KABUL (AFP) — The Afghan government Monday handed to Pakistan diplomats the young son of Aafia Siddiqui, a Pakistani scientist suspected of links with Al-Qaeda who was arrested with the boy two months ago.
Foreign ministry officials handed over the child, identified by the foreign ministry as 11-year-old Ali Hassan who was born in the United States, in front of media in Kabul.
He would be returned to his family, the Pakistan embassy said.
Siddiqui, 36, is on trial in the United States for allegedly attacking US agents who went to interrogate her after she was arrested in Afghanistan on July 17. She is on a 2004 US list of people suspected of links to Al-Qaeda.
The boy has been held by the Afghan government since the arrest.
"He was kept in a guest house like a guest.
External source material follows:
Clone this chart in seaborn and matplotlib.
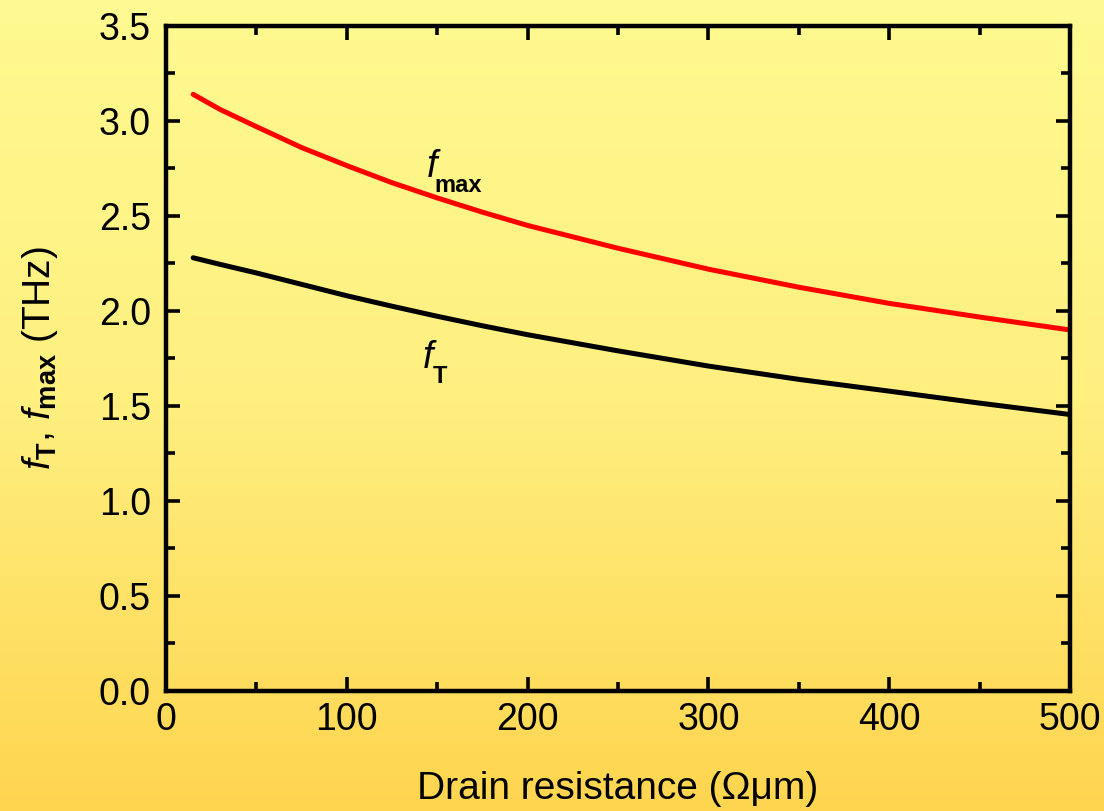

He was not a prisoner," said foreign ministry spokesman Sultan Ahmad Baheen.
Baheen said Siddiqui had adopted the child in 2005 after he lost his parents, a doctor and an engineer, in the 2005 earthquake in Pakistani Kashmir. The quake killed more than 73,000 people.
Siddiqui and the child, previously identified as Ahmed Siddiqui, were arrested in the central province of Ghazni by police who said they believed she was planning a suicide bombing.
The scientist is accused of trying to shoot US agents who came to interrogate her. She was shot in the abdomen by a US soldier after turning a gun on the agents, US officials say.
The arrest of Siddiqui was the first time in five years that she had been publicly seen.
Her family and lawyers allege she had been held captive since disappearing in 2003 -- possibly in a secret US or allied prison. US officials have denied the charge.